Yeah, I can confirm this, annoying...
I created a CATALOG of my own with a doctype entry for html,
although
I later found there was one anyway in
.../xemacs/xemacs-packages/etc/psgml/CATALOG, with the entry
DOCTYPE HTML html.dtd
but it still didn't work.
Much puzzling over elisp later, I found the answer: the names of
doctypes found in catalog files are upcased, but sgml-catalog-lookup
doesn't upcase the name it tries to match against. The following patch
cures that:
[patch snipped]
I have a strongish feeling that this patch is not correct. psgml is
also used with XML documents, and the root element in XML is case
sensitive [1].
Not really very easily evident from there, but just think "the word
following DOCTYPE must be equal to the root element, and elements in XML
are case sensitive". I don't think that's the case with SGML though.
It also seems sensible for the same reason to change the line in
psgml-html.el/html-mode so that it reads
sgml-default-doctype-name "HTML"
(it's unnecessary, since it will be upcased anyway, but it seems
sensible to have all literal doctypes in upper case so as to avoid
confusion (and possible bugs)).
I don't think it's unnecessary at all, I will commit this one.
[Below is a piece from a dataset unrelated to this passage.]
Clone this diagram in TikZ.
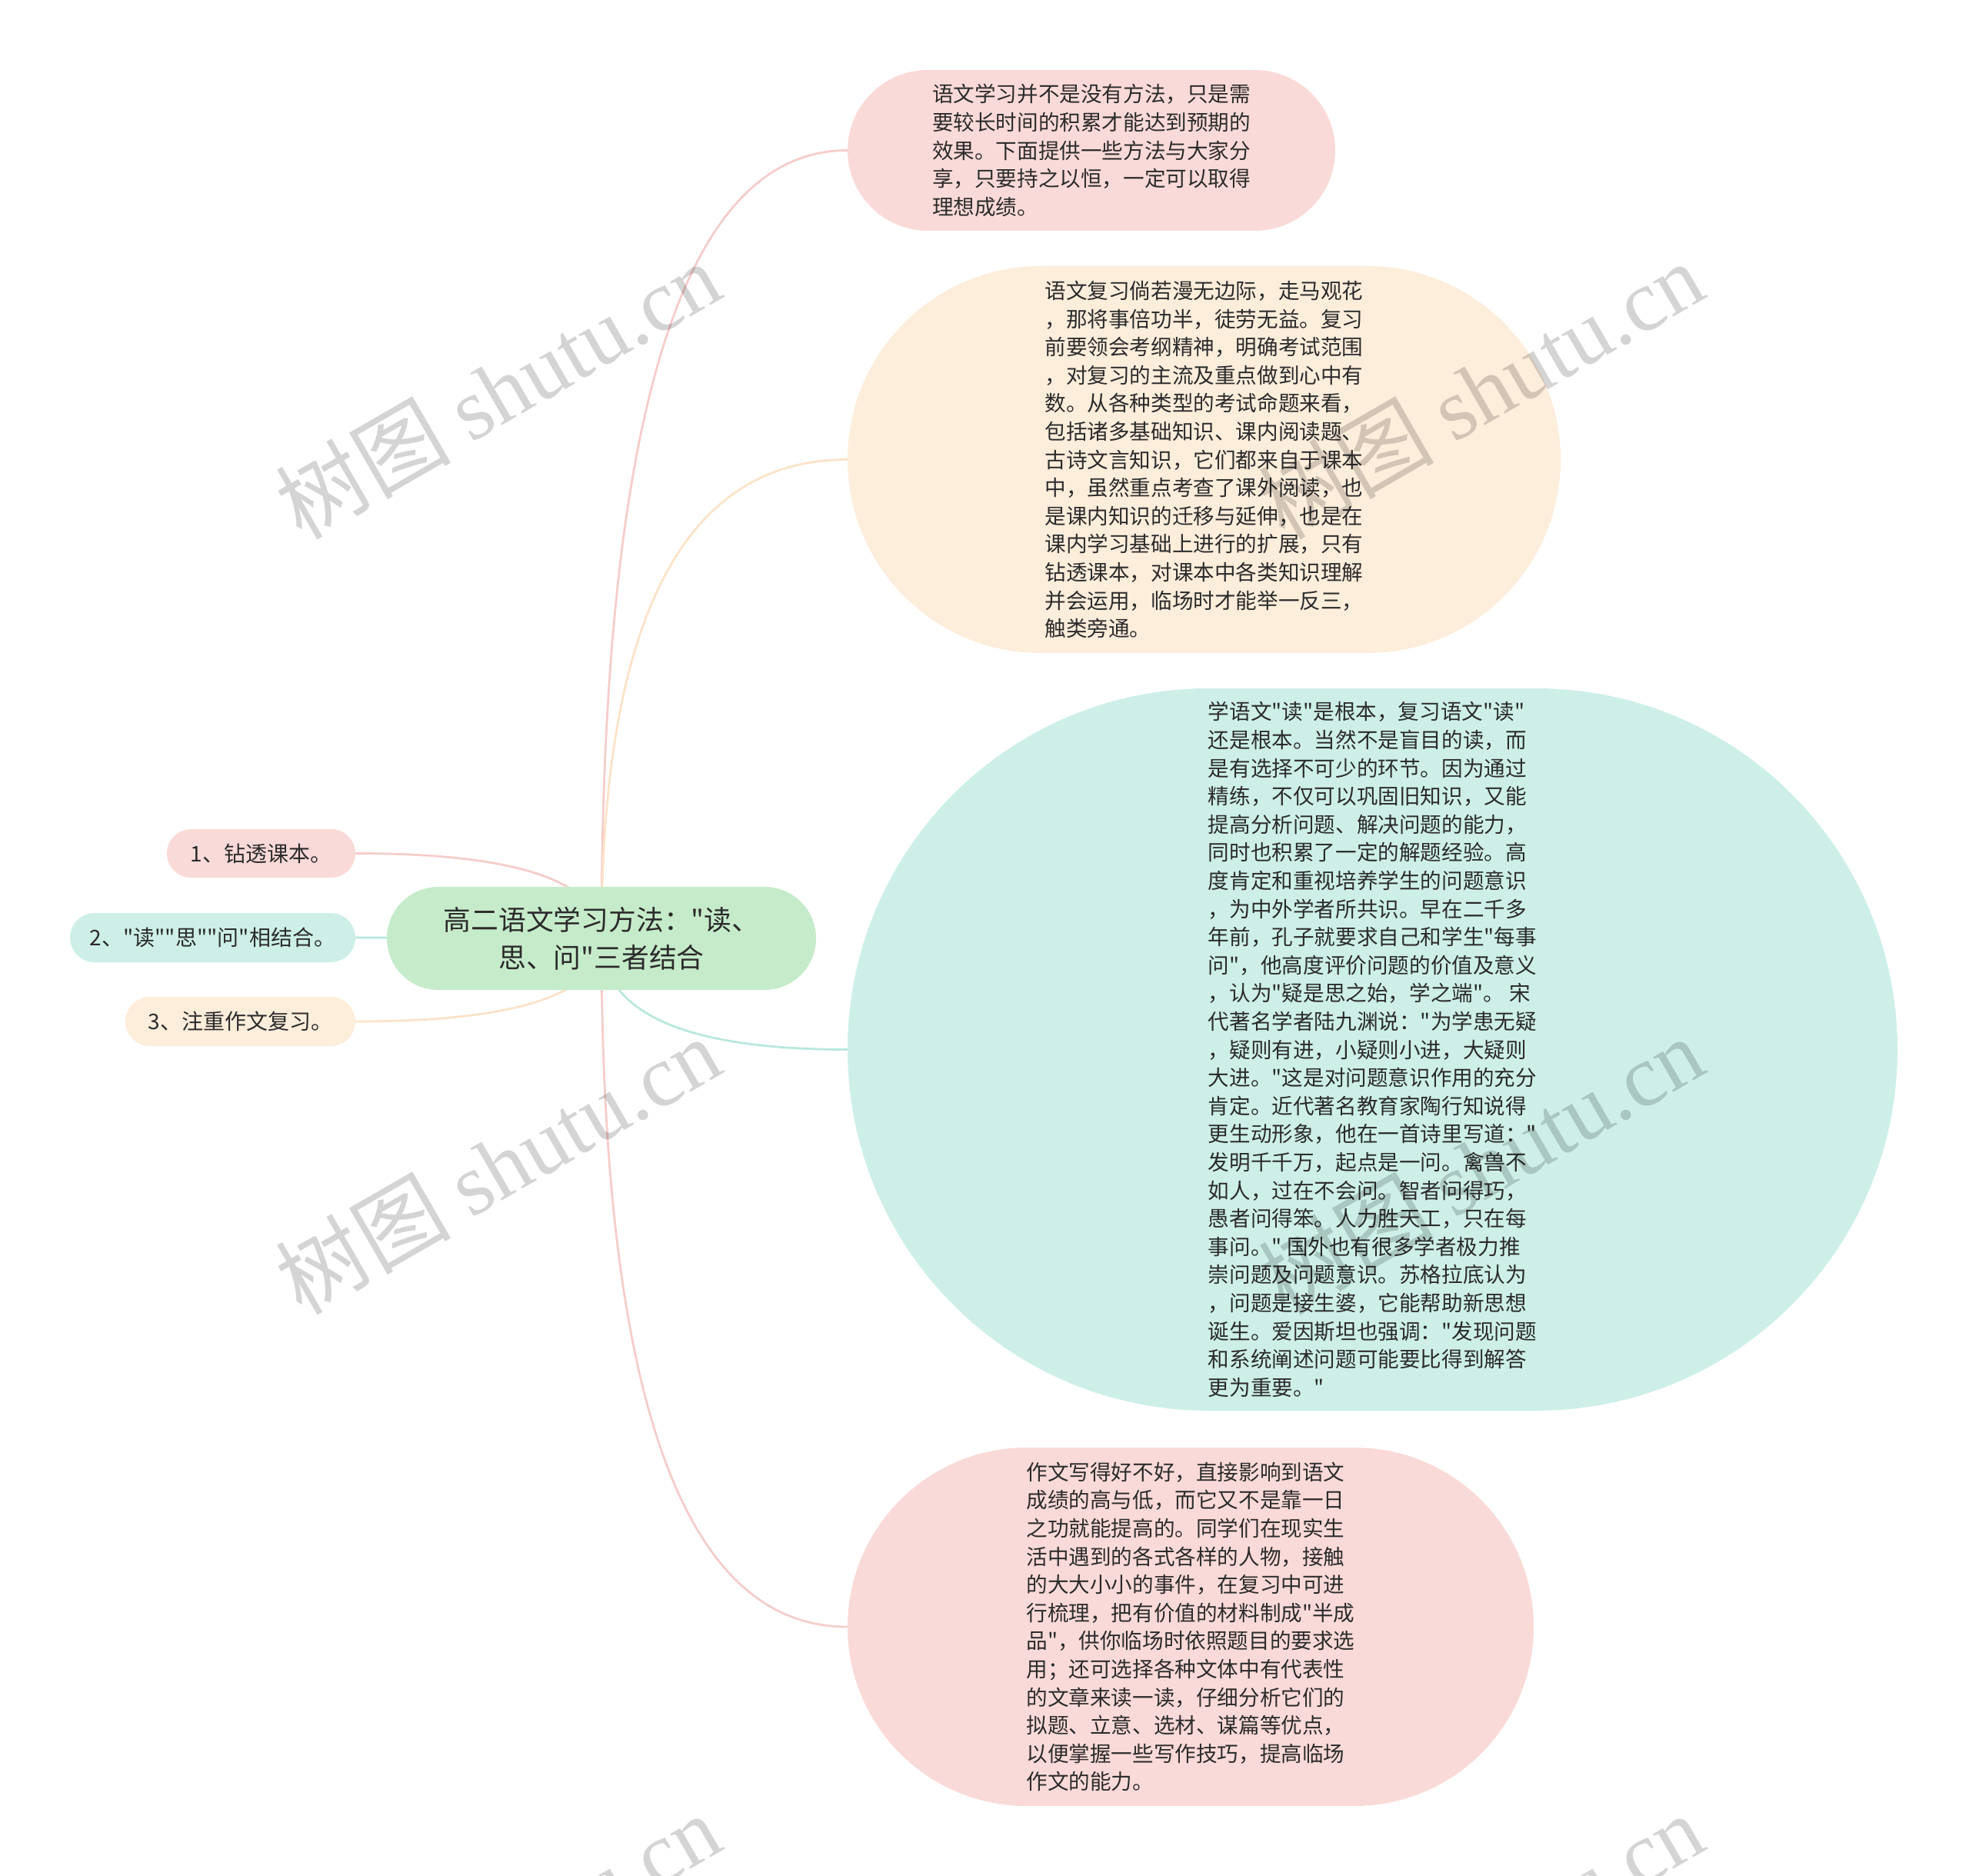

Debian
also distributes a modified version of our psgml-html.el for GNU Emacs
with this change in place. It fixes the problem you described, and most
likely with no side effects.
OTOH, the stuff at the end of etc/CATALOG should probably be modified,
to something like this:
Index: CATALOG
===================================================================
RCS file: /pack/xemacscvs/XEmacs/packages/xemacs-packages/psgml/etc/CATALOG,v
retrieving revision 1.4
diff -a -u -a -u -r1.4 CATALOG
--- CATALOG 2000/03/31 07:19:48 1.4
+++ CATALOG 2002/08/06 22:04:24
@@ -185,6 +185,6 @@
-- Subdocument doctypes --
DOCTYPE HTML html.dtd
DOCTYPE BOOK docbook.dtd
-DOCTYPE XHTML xhtml1-transitional.dtd
-DOCTYPE SCHEMA structures.dtd
-DOCTYPE MATH mathml.dtd
+DOCTYPE xhtml xhtml1-transitional.dtd
+DOCTYPE schema structures.dtd
+DOCTYPE math mathml.dtd
...since XHTML, XML Schemas and MathML are XML.
In addition, we should probably also have "HTML", "html",
"BOOK", "Book"
and "book" here, since HTML is not case sensitive, and neither is old,
v3.1 DocBook I think. Of course, if we only had the DocBook 4.1 XML
DTDs in etc/, "book" would be enough.
Now it works fine: you can load un-doctyped HTML (such as that
produced by Google) into XEmacs (I have Opera set up to use XEmacs as
its source viewer) and happily play around, even with
auto-activate-dtd on.
Confirmed, with only changing the sgml-default-doctype-name in
psgml-html, neat!
I'm somewhat surprised no-one fixed this before, but I suppose
most
people are happy to obey the command in the PSGML info that "you must
have a doctype declaration", even though the defaulting mechanisms
suggest that this is not strictly true.
Yep. But if the stuff I've written above is true, this is a hairy
subject; if we don't have a proper DOCTYPE declaration, we must guess...
Thanks for a good bug report!
[1] <
http://www.w3.org/TR/REC-xml#NT-doctypedecl>
Cheers,
--
\/ille Skyttä
ville.skytta at
xemacs.org